The simplest form of the gravitational force formula is given by Isaac Newton’s law of universal gravitation, which states that every particle in the universe attracts every other particle with a force that is directly proportional to the product of their masses and inversely proportional to the square of the distance between their centers. Mathematically, this is given by: \[ F = G \frac{m_1 \times m_2}{r^2} \]where F represents the gravitational force, G is the gravitational constant (approximately \(6.674 \times 10^{-11} N\cdot(m/kg)^2\)), \(m_1\) and \(m_2\) are the masses of the two objects, and \(r\) is the distance between the centers of the two masses.

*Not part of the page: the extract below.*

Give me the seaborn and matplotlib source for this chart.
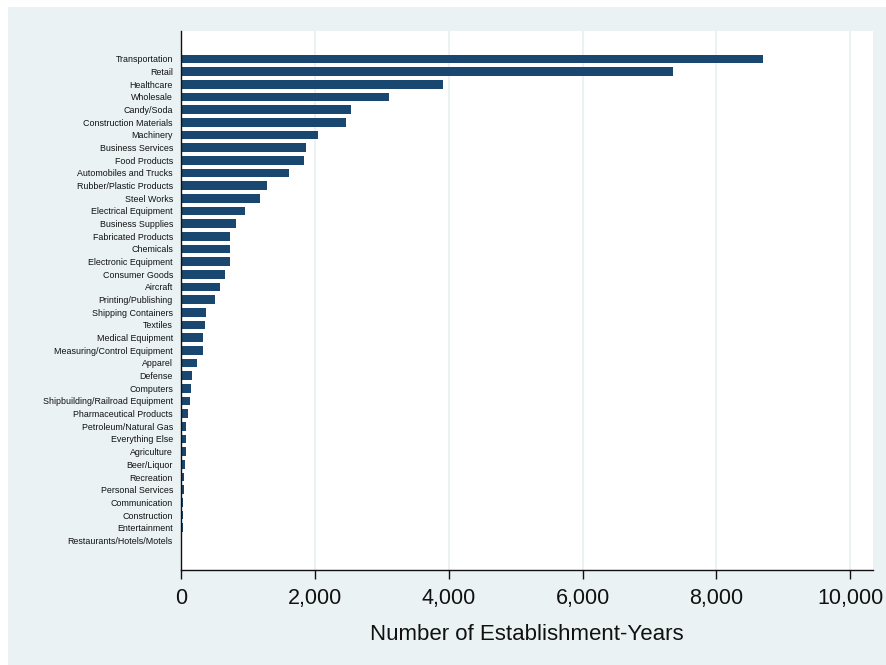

Two fundamental aspects that affect the gravitational pull between any two objects are mass and distance. Mass here refers to the amount of matter present in an object, which is often measured in kilograms. A common misconception is that weight and mass are the same, but this is not the case; mass is a measure of matter, while weight is the measure of the force of gravity on an object.

When solving problems involving gravity, we must take into account that the gravitational force increases with the mass of the objects—more massive objects exert a more substantial gravitational pull. Conversely, as the distance between the two objects increases, the gravitational force diminishes—in accordance with the inverse square law. This is due to the nature of the space through which the gravitational force operates; as space expands between objects, the intensity of the gravitational field decreases with the square of the distance. Understanding the interrelation of mass and distance is critical to solving gravitational force problems effectively.

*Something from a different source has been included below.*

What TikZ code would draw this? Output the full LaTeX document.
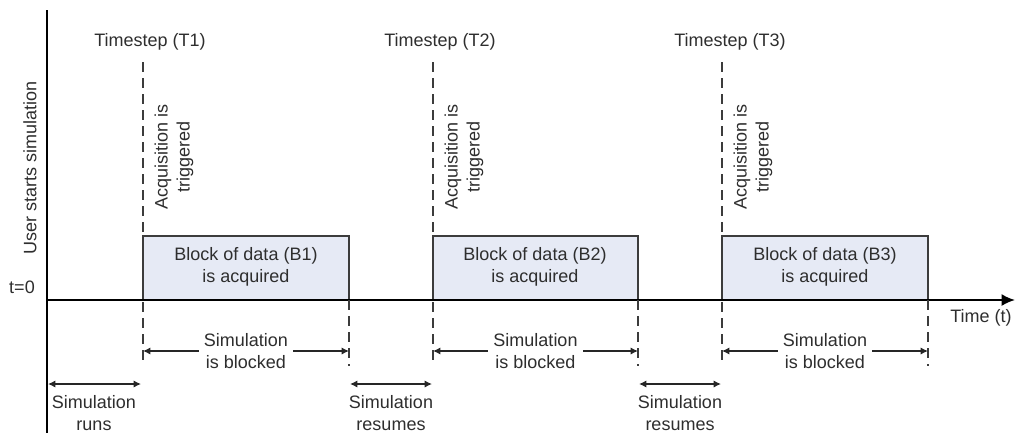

Newton's law of universal gravitation is a cornerstone of classical physics and has monumental implications for our comprehension of the cosmos. The law reveals the underlying simplicity of gravitational interactions across the universe and provides a framework that applies to objects ranging from the smallest particles to the largest galaxies.

Newton's law teaches us that every bit of matter in the universe exerts an attractive force on every other bit, regardless of where they are. It is because of this law that planets orbit stars and moons orbit planets. The beauty of this law lies in its universality—it is as applicable to an apple falling from a tree on Earth as it is to the complex orbits of planets in far-off solar systems. The calculations done in the simplified textbook exercise demonstrate the direct application of Newton's law, showing that despite the colossal distances and differences in mass, we can quantify and compare the gravitational forces that exist between two objects. By calculating the ratios of gravitational forces, students can gain a deeper understanding of how these forces vary in different parts of our solar system.